Coupled Hydro-Mechanical Simulations of CO2 Storage Supported by Pressure Management Demonstrate Synergy Benefits from Simultaneous Formation Fluid Extraction

Abstract

We assessed the synergetic benefits of simultaneous formation fluid extraction during CO 2 injection for reservoir pressure management by coupled hydro-mechanical simulations at the prospective Vedsted storage site located in northern Denmark. Effectiveness of reservoir pressure management was investigated by simulation of CO 2 storage without any fluid extraction as well as with 66% and 100% equivalent volume formation fluid extraction from four wells positioned for geothermal heat recovery.
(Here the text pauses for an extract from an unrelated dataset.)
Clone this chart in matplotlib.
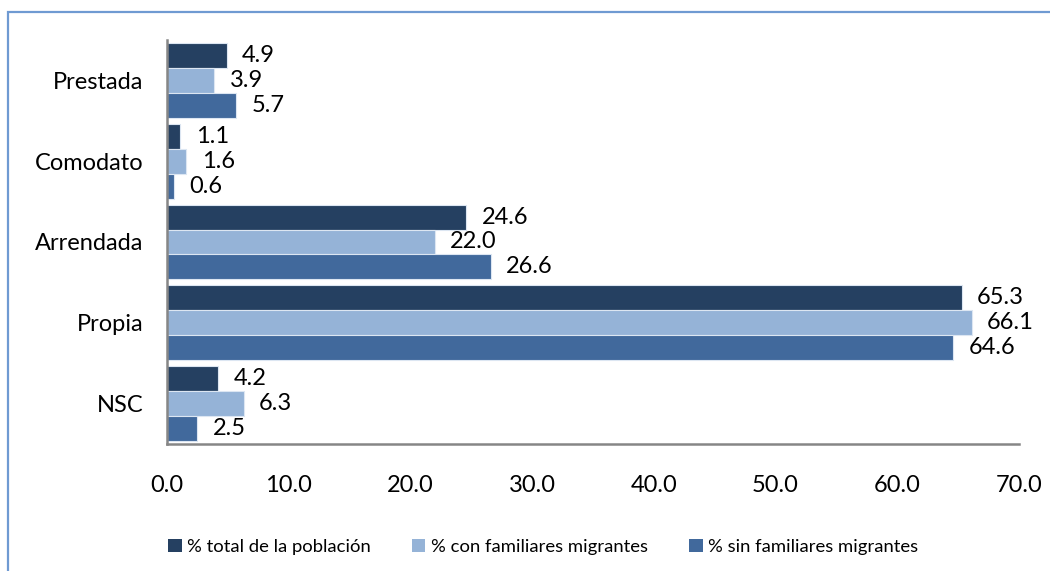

Simulation results demonstrate that a total pressure reduction of up to about 1.1 MPa can be achieved at the injection well. Furthermore, the areal pressure perturbation in the storage reservoir can be significantly decreased compared to the simulation scenario without any formation fluid extraction. Following a stress regime analysis, two stress regimes were considered in the coupled hydro-mechanical simulations indicating that the maximum ground surface uplift is about 0.24 m in the absence of any reservoir pressure management. However, a ground uplift mitigation of up to 37.3% (from 0.24 m to 0.15 m) can be achieved at the injection well by 100% equivalent volume formation fluid extraction. Well-based adaptation of fluid extraction rates can support achieving zero displacements at the proposed formation fluid extraction wells located close to urban infrastructure. Since shear and tensile failure do not occur under both stress regimes for all investigated scenarios, it is concluded that a safe operation of CO 2 injection with simultaneous formation fluid extraction for geothermal heat recovery can be implemented at the Vedsted site.